Maynard v West Midlands Regional Health Authority is an English tort law case concerning the Bolam test for professional negligence.

The patient presented with symptoms of tuberculosis but both the consultant physician and the consultant surgeon took the view that Hodgkin's disease, carcinoma, and sarcoidosis were also possibilities, the first of which if present would have required remedial steps to be taken in its early stages. Instead of waiting for the results of the sputum tests, the consultants carried out a mediastinoscopy to get a biopsy. The inherent risk of damage was to the left laryngeal recurrent nerve, even if the operation was properly done. In the event, only tuberculosis was confirmed. Unfortunately, the risk became a reality and the patient suffered a paralysis of the left vocal cord. The decision of the physician and the surgeon to proceed was said by their expert peers to be reasonable in all the circumstances.

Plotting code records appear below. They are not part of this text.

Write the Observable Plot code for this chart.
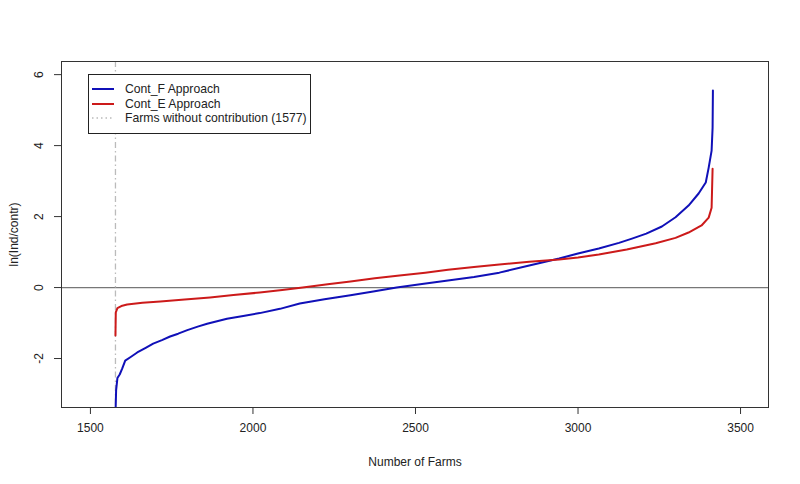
<!DOCTYPE html>
<html>
<head>
<meta charset="utf-8">
<script src="https://cdn.jsdelivr.net/npm/d3@7"></script>
<script src="https://cdn.jsdelivr.net/npm/@observablehq/plot@0.6"></script>
<style>
  html, body { margin: 0; padding: 0; background: #fff; }
  #wrap { position: relative; width: 800px; height: 484px; font-family: "Liberation Sans", Arial, sans-serif; }
  #legend { position: absolute; left: 88px; top: 74px; width: 221px; height: 58px; border: 1px solid #222; background: #fff; font-size: 12.2px; color: #222; }
  #legend .row { position: absolute; left: 0; height: 14px; line-height: 14px; white-space: nowrap; }
  #legend svg { position: absolute; left: 3px; top: 0; }
  #legend span { position: absolute; left: 36px; top: 0; }
</style>
</head>
<body>
<div id="wrap"></div>
<script>
// Cont_F approach (blue)
const contF_x = [1577, 1579, 1583, 1590, 1598, 1607, 1625, 1644, 1670, 1693, 1720, 1745, 1770, 1798, 1830, 1859, 1920, 1970, 2021, 2083, 2144, 2220, 2300, 2370, 2442, 2520, 2600, 2680, 2758, 2850, 2942, 3000, 3064, 3126, 3166, 3210, 3258, 3300, 3340, 3371, 3393, 3402, 3411, 3414, 3415];
const contF_y = [-3.6, -2.9, -2.55, -2.45, -2.28, -2.06, -1.95, -1.83, -1.70, -1.58, -1.48, -1.38, -1.30, -1.2, -1.10, -1.02, -0.88, -0.80, -0.72, -0.60, -0.45, -0.33, -0.22, -0.11, 0, 0.10, 0.2, 0.30, 0.42, 0.62, 0.82, 0.96, 1.10, 1.26, 1.38, 1.52, 1.72, 1.98, 2.31, 2.65, 2.96, 3.38, 3.86, 4.5, 5.55];
// Cont_E approach (red)
const contE_x = [1577, 1578, 1583, 1595, 1613, 1660, 1715, 1790, 1868, 1940, 2021, 2090, 2153, 2230, 2300, 2375, 2451, 2530, 2600, 2680, 2758, 2850, 2942, 3000, 3064, 3150, 3239, 3300, 3340, 3380, 3402, 3411, 3414];
const contE_y = [-1.35, -0.70, -0.58, -0.52, -0.48, -0.43, -0.39, -0.34, -0.28, -0.21, -0.14, -0.07, 0, 0.09, 0.17, 0.26, 0.34, 0.42, 0.5, 0.58, 0.65, 0.73, 0.79, 0.85, 0.93, 1.07, 1.25, 1.40, 1.55, 1.75, 1.97, 2.25, 3.35];
const noContribution = [1577];
const xTicks = [1500, 2000, 2500, 3000, 3500];
const yTicks = [-2, 0, 2, 4, 6];
const seriesNames = ["Cont_F Approach", "Cont_E Approach", "Farms without contribution (1577)"];
const seriesColors = ["#1010b8", "#cc1a1a", "#bbbbbb"];

const dataF = contF_x.map((x, i) => ({x, y: contF_y[i]}));
const dataE = contE_x.map((x, i) => ({x, y: contE_y[i]}));

const font = "12px 'Liberation Sans', Arial, sans-serif";
const chart = Plot.plot({
  width: 800,
  height: 484,
  marginLeft: 61,
  marginRight: 32,
  marginTop: 61,
  marginBottom: 77,
  style: {font, color: "#222", background: "#fff"},
  x: {domain: [1411, 3586]},
  y: {domain: [-3.38, 6.37]},
  marks: [
    Plot.ruleY([0], {stroke: "#777", strokeWidth: 1.2}),
    Plot.ruleX(noContribution, {stroke: "#bbb", strokeWidth: 1.3, strokeDasharray: "6,3,1.5,3"}),
    Plot.line(dataF, {x: "x", y: "y", stroke: seriesColors[0], strokeWidth: 2, clip: true}),
    Plot.line(dataE, {x: "x", y: "y", stroke: seriesColors[1], strokeWidth: 2, clip: true}),
    Plot.frame({stroke: "#333"}),
    Plot.axisX({ticks: xTicks, tickFormat: d => String(d), tickSize: 7, tickPadding: 9, stroke: "#333", fontSize: 12,
      label: "Number of Farms", labelAnchor: "center", labelArrow: "none", labelOffset: 58}),
    Plot.axisY({ticks: yTicks, tickFormat: () => "", tickSize: 7, stroke: "#333", fontSize: 12,
      label: "ln(Ind/contr)", labelAnchor: "center", labelArrow: "none", labelOffset: 52}),
    Plot.text(yTicks, {y: d => d, text: d => String(d), frameAnchor: "left", dx: -22, rotate: -90,
      textAnchor: "middle", lineAnchor: "middle", fill: "#222", fontSize: 12})
  ]
});
const wrap = document.getElementById("wrap");
wrap.appendChild(chart);

const legend = document.createElement("div");
legend.id = "legend";
seriesNames.forEach((name, i) => {
  const row = document.createElement("div");
  row.className = "row";
  row.style.top = (7 + i * 14.5) + "px";
  row.style.width = "100%";
  const dash = i === 2 ? 'stroke-dasharray="1.5,3"' : "";
  const sw = i === 2 ? 1.3 : 2;
  row.innerHTML = `<svg width="24" height="14"><line x1="0" x2="22" y1="7" y2="7" stroke="${seriesColors[i]}" stroke-width="${sw}" ${dash}/></svg><span>${name}</span>`;
  legend.appendChild(row);
});
wrap.appendChild(legend);
</script>
</body>
</html>
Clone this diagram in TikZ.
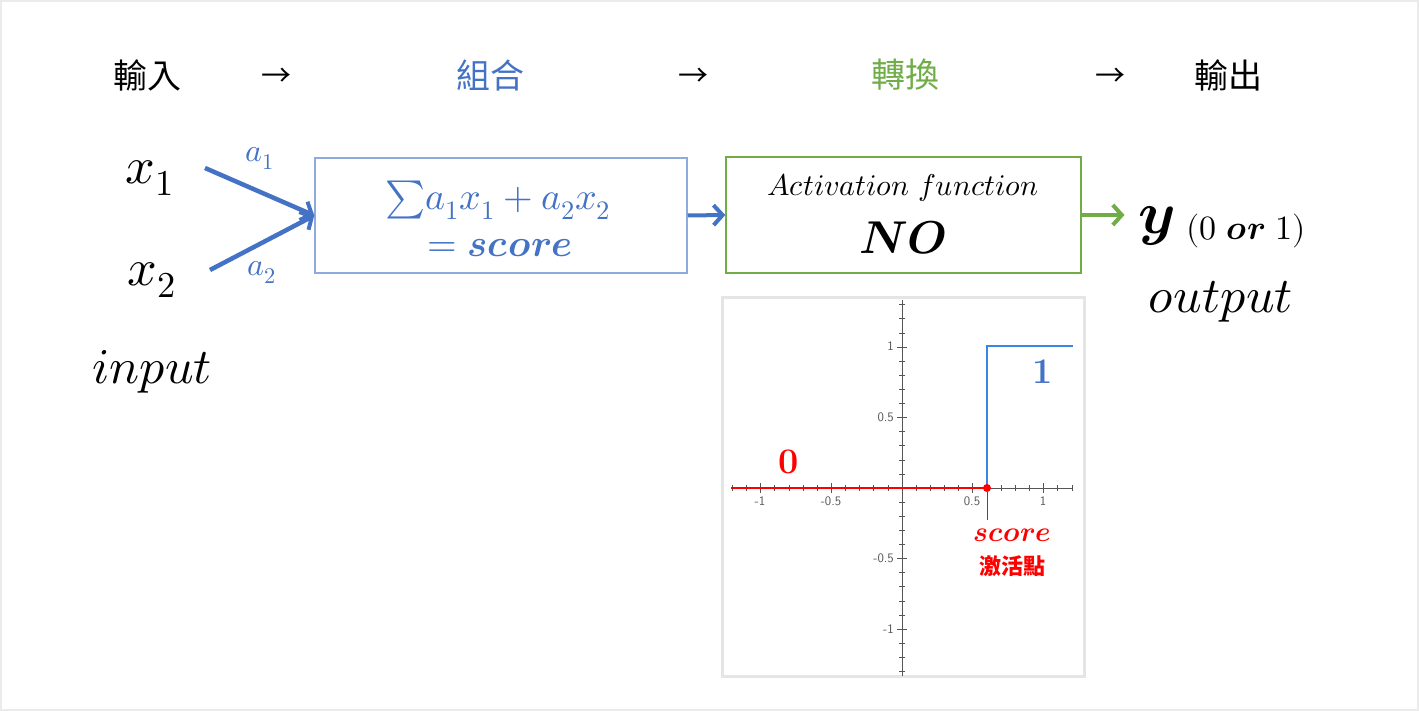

The trial judge initially held that the surgeon had been negligent for failing to use a different surgical technique that was advocated by one group of medical experts. However, the Court of Appeal reversed the decision, and the House of Lords upheld that reversal, stating that "differences of opinion and practice within the medical profession are inevitable, and that a court's preference for one medical opinion over another is not a basis for finding negligence". This decision reaffirmed the Bolam principle, which holds that a doctor will not be considered negligent if they have acted in accordance with a responsible body of medical opinion, although the later case of Bolitho somewhat qualified Bolam.